I'm planning to do Computing at Leicester.Last edited by BigV; 26-03-2011 at 10:16.
- 25-03-2011 21:32
Hello. I was just about to post a similar thread, but seeing as I have a similar query OP I hope you don't mind if I post this here. I am 23 years old studying A Levels in September, so I won't be starting a university degree until 2013, I know I am looking well ahead here but with things like student finance more information is only better. I will be 25 in March of that year and will still be living at home, so I will classed as an independent student, correct? Also, does that mean that you are then entitled to the maximum maintenance grants, bursaries and loans that are available through the student finance system? I hate to sound as though I would be milking it, but although I will be living at home my parents are low earners and would not help me with the cost of my studies in any way.
- 25-03-2011 21:57
I got shocking A-levels first time out (early 90s). So instead of going to university, I joined the Army. Had a whale of a time for a few years and trained as a technician, but eventually got invalided out with two broken legs.
I was in my 20s by then, and out of the blue, I was told that my grandad had set up an educational trust fund and if I wanted to go to University, I'd be fully funded.

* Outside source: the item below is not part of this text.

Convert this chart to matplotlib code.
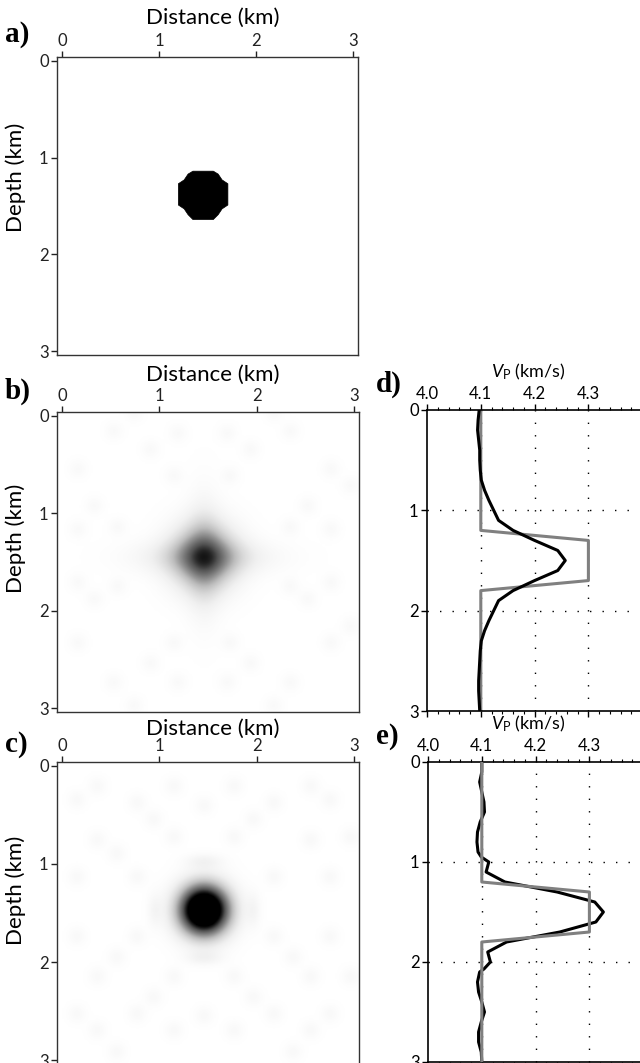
import numpy as np
import matplotlib
matplotlib.use("Agg")
from matplotlib import pyplot as plt
from matplotlib.patches import Polygon

plt.rcParams["font.family"] = ["Lato", "DejaVu Sans"]
plt.rcParams["mathtext.fontset"] = "custom"
plt.rcParams["mathtext.rm"] = "Lato"
plt.rcParams["mathtext.it"] = "Lato:italic"

# --- true model: anomaly outline (distance km, depth km) ---
anom_x = [1.35, 1.56, 1.61, 1.65, 1.71, 1.71, 1.65, 1.61, 1.56, 1.35,
          1.30, 1.26, 1.20, 1.20, 1.26, 1.30]
anom_z = [1.14, 1.14, 1.17, 1.23, 1.27, 1.49, 1.53, 1.59, 1.64, 1.64,
          1.59, 1.53, 1.49, 1.27, 1.23, 1.17]

# --- inverted images: main blob + faint background spots ---
blob_b = dict(x=1.46, z=1.45, amp=0.60, sx=0.23, sz=0.23)
arms_b = [(1.46, 1.45, 0.18, 0.46, 0.12),   # x, z, amp, sx, sz (horizontal arm)
          (1.46, 1.45, 0.15, 0.12, 0.42)]   # vertical arm
spots_b_x = [0.53, 1.19, 1.70, 2.35, 0.16, 2.77, 0.91, 1.94, 1.15, 1.73,
             0.33, 2.53, 0.16, 0.57, 2.35, 2.77, 0.16, 0.57, 2.35, 2.77,
             0.33, 2.53, 1.15, 1.73, 0.16, 2.77, 0.91, 1.94, 0.53, 1.19,
             1.70, 2.35, 0.74, 2.18, 0.74, 2.18, 2.97, 2.97]
spots_b_z = [0.15, 0.17, 0.17, 0.15, 0.54, 0.54, 0.34, 0.34, 0.61, 0.61,
             0.92, 0.92, 1.16, 1.14, 1.14, 1.16, 1.71, 1.75, 1.75, 1.71,
             1.88, 1.88, 2.33, 2.33, 2.33, 2.33, 2.54, 2.54, 2.74, 2.74,
             2.74, 2.74, 2.98, 2.98, -0.04, -0.04, 0.71, 2.16]
spot_level_b = 0.045

blob_c = dict(x=1.46, z=1.47, amp=1.58, sx=0.175, sz=0.175)
arms_c = [(1.46, 0.97, 0.09, 0.13, 0.05),
          (1.46, 1.96, 0.09, 0.13, 0.05),
          (0.95, 1.47, 0.07, 0.05, 0.12),
          (1.97, 1.47, 0.07, 0.05, 0.12)]
spots_c_x = [0.15, 0.36, 0.56, 0.77, 0.94, 1.15, 1.15, 1.77, 1.77, 1.97,
             2.18, 2.56, 2.76, 2.97, 0.15, 0.77, 2.18, 2.76, 0.15, 0.77,
             2.18, 2.76, 0.36, 0.56, 1.15, 1.77, 2.56, 2.38, 2.97, 0.15,
             0.77, 1.15, 1.77, 2.18, 2.76, 0.94, 1.97, 0.36, 2.56, 0.36,
             2.56, 1.46, 1.46, 0.56, 2.38]
spots_c_z = [0.34, 0.75, 0.89, 0.37, 0.54, 0.20, 0.72, 0.20, 0.72, 0.54,
             0.37, 0.75, 0.34, 0.72, 1.13, 1.13, 1.13, 1.13, 1.74, 1.74,
             1.74, 1.74, 2.15, 1.95, 2.15, 2.15, 2.15, 1.95, 2.15, 2.53,
             2.53, 2.70, 2.70, 2.53, 2.53, 2.36, 2.36, 2.70, 2.70, 0.20,
             0.20, 0.40, 2.55, 2.92, 2.92]
spot_level_c = 0.05

# --- 1-D velocity profiles at the anomaly ---
true_depth = [0.0, 1.2, 1.3, 1.7, 1.8, 3.0]
true_vp = [4.1, 4.1, 4.3, 4.3, 4.1, 4.1]

d_depth = [0.0, 0.1, 0.2, 0.3, 0.4, 0.5, 0.6, 0.7, 0.8, 0.9, 1.0, 1.1, 1.2,
           1.3, 1.4, 1.5, 1.6, 1.7, 1.8, 1.9, 2.0, 2.1, 2.2, 2.3, 2.4, 2.5,
           2.6, 2.7, 2.8, 2.9, 3.0]
d_vp = [4.097, 4.095, 4.094, 4.096, 4.098, 4.098, 4.099, 4.101, 4.107,
        4.115, 4.124, 4.133, 4.160, 4.200, 4.243, 4.257, 4.243, 4.200,
        4.160, 4.133, 4.124, 4.115, 4.107, 4.101, 4.099, 4.098, 4.097,
        4.096, 4.096, 4.097, 4.098]

e_depth = [0.0, 0.1, 0.2, 0.3, 0.4, 0.5, 0.6, 0.7, 0.8, 0.9, 0.95, 1.0,
           1.1, 1.2, 1.3, 1.4, 1.5, 1.6, 1.7, 1.8, 1.9, 2.0, 2.07, 2.1,
           2.2, 2.3, 2.4, 2.5, 2.6, 2.7, 2.8, 2.9, 3.0]
e_vp = [4.100, 4.100, 4.096, 4.100, 4.104, 4.105, 4.097, 4.092, 4.091,
        4.093, 4.099, 4.113, 4.108, 4.143, 4.240, 4.310, 4.326, 4.312,
        4.245, 4.146, 4.111, 4.116, 4.104, 4.096, 4.092, 4.094, 4.100,
        4.105, 4.099, 4.094, 4.094, 4.099, 4.100]

W, H = 640, 1063
fig = plt.figure(figsize=(W / 100, H / 100), dpi=100)


def box(left, top, right, bottom):
    return [left / W, 1 - bottom / H, (right - left) / W, (bottom - top) / H]


def build_image(blob, arms, sx_list, sz_list, level):
    x = np.linspace(-0.05, 3.05, 250)
    z = np.linspace(-0.05, 3.05, 250)
    X, Z = np.meshgrid(x, z)
    img = blob["amp"] * np.exp(-((X - blob["x"]) ** 2 / (2 * blob["sx"] ** 2)
                                 + (Z - blob["z"]) ** 2 / (2 * blob["sz"] ** 2)))
    for cx, cz, a, sx, sz in arms:
        img += a * np.exp(-((X - cx) ** 2 / (2 * sx ** 2) + (Z - cz) ** 2 / (2 * sz ** 2)))
    for cx, cz in zip(sx_list, sz_list):
        img += level * np.exp(-((X - cx) ** 2 + (Z - cz) ** 2) / (2 * 0.065 ** 2))
    return np.clip(img, 0, 1)


def style_image_axes(ax, letter, label_y, depth_y):
    ax.set_xlim(-0.05, 3.05)
    ax.set_ylim(3.04, -0.04)
    ax.xaxis.tick_top()
    ax.set_xticks([0, 1, 2, 3])
    ax.set_yticks([0, 1, 2, 3])
    ax.tick_params(direction="out", length=4, width=1, labelsize=12,
                   pad=2, colors="#222222")
    for s in ax.spines.values():
        s.set_color("#333333")
        s.set_linewidth(1.0)
    fig.text(213 / W, 1 - label_y / H, "Distance (km)", fontsize=16,
             ha="center", va="center")
    fig.text(16 / W, 1 - depth_y / H, "Depth (km)", fontsize=16,
             rotation=90, ha="center", va="center")
    fig.text(5 / W, 1 - (label_y + 16) / H, letter, fontsize=21,
             fontweight="bold", family="Liberation Serif", ha="left", va="center")


# a) true model
ax_a = fig.add_axes(box(57, 57, 358, 355))
ax_a.add_patch(Polygon(np.column_stack([anom_x, anom_z]), closed=True,
                       facecolor="black", edgecolor="black", linewidth=0.5))
style_image_axes(ax_a, "a)", 18, 177)

# b) and c) inverted images
ax_b = fig.add_axes(box(57, 412, 359, 712))
ax_b.imshow(build_image(blob_b, arms_b, spots_b_x, spots_b_z, spot_level_b),
            cmap="Greys", vmin=0, vmax=1, extent=(-0.05, 3.05, 3.05, -0.05),
            aspect="auto", interpolation="bilinear")
style_image_axes(ax_b, "b)", 375, 538)

ax_c = fig.add_axes(box(57, 762, 359, 1064))
ax_c.imshow(build_image(blob_c, arms_c, spots_c_x, spots_c_z, spot_level_c),
            cmap="Greys", vmin=0, vmax=1, extent=(-0.05, 3.05, 3.05, -0.05),
            aspect="auto", interpolation="bilinear")
style_image_axes(ax_c, "c)", 729, 890)


def style_profile_axes(ax, letter, top_px):
    ax.set_xlim(4.0, 4.5)
    ax.set_ylim(3.0, 0.0)
    ax.xaxis.tick_top()
    ax.set_xticks([4.0, 4.1, 4.2, 4.3, 4.4])
    ax.set_xticklabels(["4.0", "4.1", "4.2", "4.3", ""])
    ax.set_xticks(np.arange(4.0, 4.5, 0.02), minor=True)
    ax.set_yticks([0, 1, 2, 3])
    ax.tick_params(axis="x", which="both", top=True, bottom=True)
    ax.tick_params(which="major", direction="out", length=4, width=1,
                   labelsize=12, pad=2)
    ax.tick_params(which="minor", direction="out", length=2, width=0.8)
    ax.spines["right"].set_visible(False)
    for s in ax.spines.values():
        s.set_linewidth(1.2)
    for gx in [4.1, 4.2, 4.3, 4.4]:
        ax.axvline(gx, color="black", lw=1.0, ls=(0, (1, 8)), zorder=0)
    for gz in [1, 2]:
        ax.axhline(gz, color="black", lw=1.0, ls=(0, (1, 8)), zorder=0)
    fig.text(528 / W, 1 - (top_px - 38) / H, r"$V_{\mathrm{P}}$ (km/s)",
             fontsize=13, ha="center", va="center")
    fig.text(376 / W, 1 - (top_px - 26) / H, letter, fontsize=21,
             fontweight="bold", family="Liberation Serif", ha="left", va="center")


ax_d = fig.add_axes(box(427, 410, 696, 711))
ax_d.plot(true_vp, true_depth, color="#808080", lw=2.2)
ax_d.plot(d_vp, d_depth, color="black", lw=2.2)
style_profile_axes(ax_d, "d)", 410)

ax_e = fig.add_axes(box(428, 762, 697, 1062))
ax_e.plot(true_vp, true_depth, color="#808080", lw=2.2, zorder=3)
ax_e.plot(e_vp, e_depth, color="black", lw=2.2, zorder=2)
style_profile_axes(ax_e, "e)", 762)

fig.savefig("out.png", dpi=100)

I had intended to work for some random defence company doing the same as I did in the Army - BAe or Matra or something - but clearly my dad and grandad wanted me to go, so I filled in the UCCA form. On the strength of my Army qualifications, I got a place at Brunel to read Economics. Not earth-shattering, but better than I would have got with my A-levels. At the time, I was engaged to be married, and lived independently in North London, some way from campus.
Started out - it was ok. Got good first year grades. However, the trust fund turned out to be a complete fabrication, and I got no support at all. I wasn't living at campus, and my fiancee was a student at a different university. I had a whole day off every week, and worked as a technician that day and at weekends, but couldn't really make end meet. By halfway through the second year, I was tens of thousands in debt, and no end in sight.
So I left, got a job, paid off everything, got married, started my own company, had children etc etc. Fast forward 10 years...
My job's quite physically demanding, and I suspect that I can't keep it up long-term. Also, I need to earn more than I currently do. I have family to support and school fees to pay. So, I embarked on setting myself up for a career change. Always fancied practicing law, so I signed up to read laws, although I'm still working full time. First year exams in six weeks, so we'll know if it was a good idea or not.
Had mixed response from potential employers - always been very upfront about my history. I think most HR departments look at my CV and just go "WTF?" and bin it, but been invited to visit a couple of the more enlightened ones.